PROVIDED RECORDS
/---

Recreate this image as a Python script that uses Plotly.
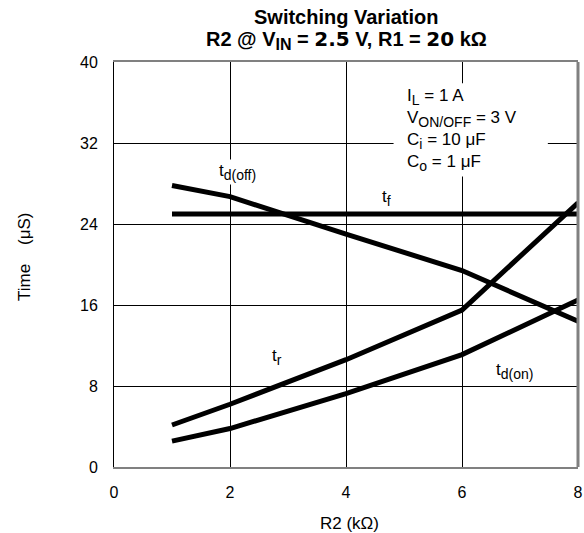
import plotly.graph_objects as go

r2 = [1, 2, 4, 6, 8]
t_f = [25.0, 25.0, 25.0, 25.0, 25.0]
t_d_off = [27.8, 26.7, 23.0, 19.4, 14.4]
t_r = [4.15, 6.2, 10.6, 15.5, 26.1]
t_d_on = [2.55, 3.8, 7.25, 11.1, 16.5]

x_ticks = [0, 2, 4, 6, 8]
y_ticks = [0, 8, 16, 24, 32, 40]

FONT = "Liberation Sans, Arial, sans-serif"


def sub(s, px):
    return f'<sub><span style="font-size:{px}px">{s}</span></sub>'


fig = go.Figure()
for ys in (t_f, t_d_off, t_r, t_d_on):
    fig.add_trace(go.Scatter(x=r2, y=ys, mode="lines",
                             line=dict(color="black", width=5),
                             showlegend=False, hoverinfo="skip"))

# white box behind conditions text (covers grid)
fig.add_shape(type="rect", x0=4.82, x1=7.48, y0=28.7, y1=37.9,
              fillcolor="white", line=dict(width=0), layer="between")
# right frame line
fig.add_shape(type="line", xref="paper", yref="paper", x0=1, x1=1, y0=0, y1=1,
              line=dict(color="#808080", width=3), layer="above")

cond = "<br>".join([
    "I" + sub("L", 14) + " = 1 A",
    "V" + sub("ON/OFF", 14) + " = 3 V",
    "C" + sub("i", 14) + " = 10 μF",
    "C" + sub("o", 14) + " = 1 μF",
])
fig.add_annotation(x=5.01, y=37.8, xanchor="left", yanchor="top", align="left",
                   showarrow=False, text=cond,
                   font=dict(size=17, color="black", family=FONT))

labels = [
    ("t" + sub("d(off)", 14), 1.78, 29.1, True),
    ("t" + sub("f", 14), 4.59, 26.6, False),
    ("t" + sub("r", 14), 2.69, 10.9, False),
    ("t" + sub("d(on)", 14), 6.55, 9.5, False),
]
for txt, lx, ly, bg in labels:
    fig.add_annotation(x=lx, y=ly, xanchor="left", yanchor="middle", showarrow=False,
                       text=txt, font=dict(size=17, color="black", family=FONT),
                       bgcolor="white" if bg else None, borderpad=1)

# title (two lines)
fig.add_annotation(xref="paper", yref="paper", x=0.5, y=1 + (62 - 17) / 405,
                   xanchor="center", yanchor="middle", showarrow=False,
                   text="<b>Switching Variation</b>",
                   font=dict(size=20, color="black", family=FONT))
fig.add_annotation(xref="paper", yref="paper", x=0.5, y=1 + (62 - 40) / 405,
                   xanchor="center", yanchor="middle", showarrow=False,
                   text='<b>R2 @ V' + sub("IN", 16) + ' = <span style="font-family:DejaVu Sans">2.5</span> V, R1 = '
                        '<span style="font-family:DejaVu Sans">20</span> kΩ</b>',
                   font=dict(size=20, color="black", family=FONT))

# axis titles
fig.add_annotation(xref="paper", yref="paper", x=(349 - 114) / 464, y=(467 - 523) / 405,
                   xanchor="center", yanchor="middle", showarrow=False,
                   text="R2 (kΩ)", font=dict(size=17, color="black", family=FONT))
fig.add_annotation(xref="paper", yref="paper", x=(24 - 114) / 464, y=(467 - 257) / 405,
                   xanchor="center", yanchor="middle", showarrow=False, textangle=-90,
                   text="Time\u00a0\u00a0\u00a0\u00a0(μS)", font=dict(size=17, color="black", family=FONT))

fig.update_layout(
    width=584, height=533,
    margin=dict(l=114, r=6, t=62, b=66, autoexpand=False),
    paper_bgcolor="white", plot_bgcolor="white",
    font=dict(family=FONT, size=16, color="black"),
    xaxis=dict(range=[0, 8], tickvals=x_ticks, ticktext=[str(v) for v in x_ticks],
               showgrid=True, gridcolor="black", gridwidth=1,
               showline=True, linecolor="#808080", linewidth=2, mirror=True,
               zeroline=False, ticks="", ticklabelstandoff=10, automargin=False,
               tickfont=dict(size=16)),
    yaxis=dict(range=[0, 40], tickvals=y_ticks, ticktext=[str(v) for v in y_ticks],
               showgrid=True, gridcolor="black", gridwidth=1,
               showline=True, linecolor="black", linewidth=1,
               zeroline=False, ticks="", ticklabelstandoff=12, automargin=False,
               tickfont=dict(size=16)),
)

fig.write_html("out.html")
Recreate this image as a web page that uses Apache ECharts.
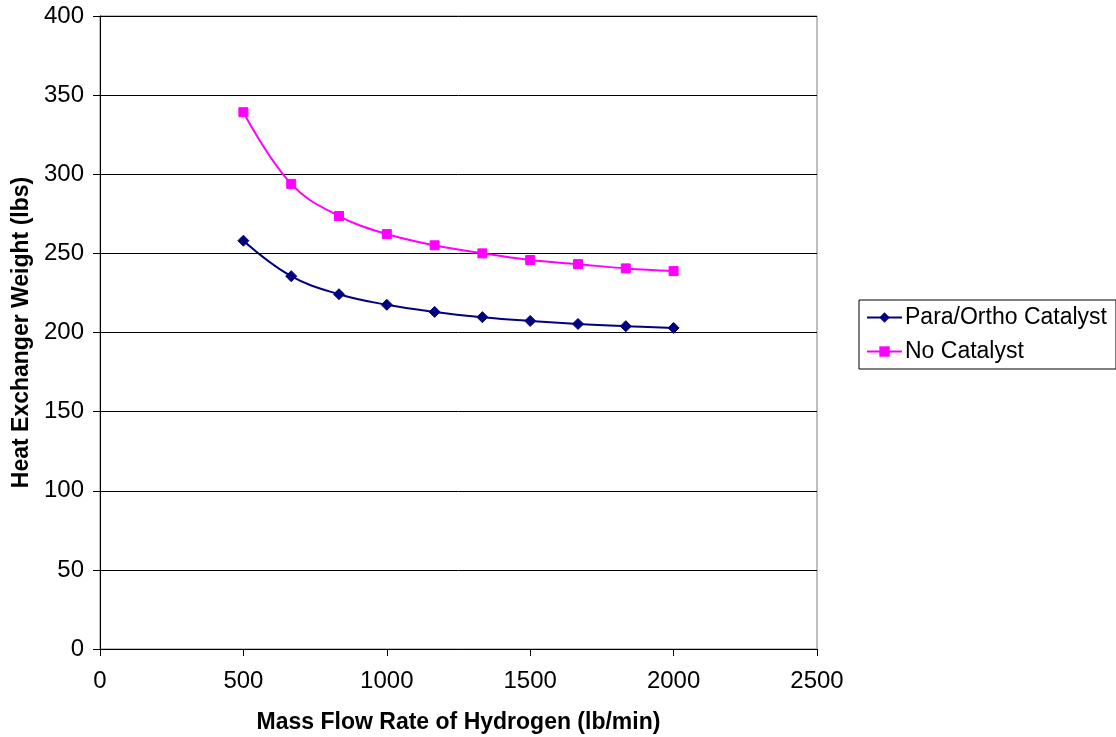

\---

STATED TASK
Make an exact copy of the records above, with the pictures left out.

ANSWER TO THIS PROBLEM
Recreate this image as a Python script that uses Plotly.
import plotly.graph_objects as go

r2 = [1, 2, 4, 6, 8]
t_f = [25.0, 25.0, 25.0, 25.0, 25.0]
t_d_off = [27.8, 26.7, 23.0, 19.4, 14.4]
t_r = [4.15, 6.2, 10.6, 15.5, 26.1]
t_d_on = [2.55, 3.8, 7.25, 11.1, 16.5]

x_ticks = [0, 2, 4, 6, 8]
y_ticks = [0, 8, 16, 24, 32, 40]

FONT = "Liberation Sans, Arial, sans-serif"


def sub(s, px):
    return f'<sub><span style="font-size:{px}px">{s}</span></sub>'


fig = go.Figure()
for ys in (t_f, t_d_off, t_r, t_d_on):
    fig.add_trace(go.Scatter(x=r2, y=ys, mode="lines",
                             line=dict(color="black", width=5),
                             showlegend=False, hoverinfo="skip"))

# white box behind conditions text (covers grid)
fig.add_shape(type="rect", x0=4.82, x1=7.48, y0=28.7, y1=37.9,
              fillcolor="white", line=dict(width=0), layer="between")
# right frame line
fig.add_shape(type="line", xref="paper", yref="paper", x0=1, x1=1, y0=0, y1=1,
              line=dict(color="#808080", width=3), layer="above")

cond = "<br>".join([
    "I" + sub("L", 14) + " = 1 A",
    "V" + sub("ON/OFF", 14) + " = 3 V",
    "C" + sub("i", 14) + " = 10 μF",
    "C" + sub("o", 14) + " = 1 μF",
])
fig.add_annotation(x=5.01, y=37.8, xanchor="left", yanchor="top", align="left",
                   showarrow=False, text=cond,
                   font=dict(size=17, color="black", family=FONT))

labels = [
    ("t" + sub("d(off)", 14), 1.78, 29.1, True),
    ("t" + sub("f", 14), 4.59, 26.6, False),
    ("t" + sub("r", 14), 2.69, 10.9, False),
    ("t" + sub("d(on)", 14), 6.55, 9.5, False),
]
for txt, lx, ly, bg in labels:
    fig.add_annotation(x=lx, y=ly, xanchor="left", yanchor="middle", showarrow=False,
                       text=txt, font=dict(size=17, color="black", family=FONT),
                       bgcolor="white" if bg else None, borderpad=1)

# title (two lines)
fig.add_annotation(xref="paper", yref="paper", x=0.5, y=1 + (62 - 17) / 405,
                   xanchor="center", yanchor="middle", showarrow=False,
                   text="<b>Switching Variation</b>",
                   font=dict(size=20, color="black", family=FONT))
fig.add_annotation(xref="paper", yref="paper", x=0.5, y=1 + (62 - 40) / 405,
                   xanchor="center", yanchor="middle", showarrow=False,
                   text='<b>R2 @ V' + sub("IN", 16) + ' = <span style="font-family:DejaVu Sans">2.5</span> V, R1 = '
                        '<span style="font-family:DejaVu Sans">20</span> kΩ</b>',
                   font=dict(size=20, color="black", family=FONT))

# axis titles
fig.add_annotation(xref="paper", yref="paper", x=(349 - 114) / 464, y=(467 - 523) / 405,
                   xanchor="center", yanchor="middle", showarrow=False,
                   text="R2 (kΩ)", font=dict(size=17, color="black", family=FONT))
fig.add_annotation(xref="paper", yref="paper", x=(24 - 114) / 464, y=(467 - 257) / 405,
                   xanchor="center", yanchor="middle", showarrow=False, textangle=-90,
                   text="Time\u00a0\u00a0\u00a0\u00a0(μS)", font=dict(size=17, color="black", family=FONT))

fig.update_layout(
    width=584, height=533,
    margin=dict(l=114, r=6, t=62, b=66, autoexpand=False),
    paper_bgcolor="white", plot_bgcolor="white",
    font=dict(family=FONT, size=16, color="black"),
    xaxis=dict(range=[0, 8], tickvals=x_ticks, ticktext=[str(v) for v in x_ticks],
               showgrid=True, gridcolor="black", gridwidth=1,
               showline=True, linecolor="#808080", linewidth=2, mirror=True,
               zeroline=False, ticks="", ticklabelstandoff=10, automargin=False,
               tickfont=dict(size=16)),
    yaxis=dict(range=[0, 40], tickvals=y_ticks, ticktext=[str(v) for v in y_ticks],
               showgrid=True, gridcolor="black", gridwidth=1,
               showline=True, linecolor="black", linewidth=1,
               zeroline=False, ticks="", ticklabelstandoff=12, automargin=False,
               tickfont=dict(size=16)),
)

fig.write_html("out.html")
Recreate this image as a web page that uses Apache ECharts.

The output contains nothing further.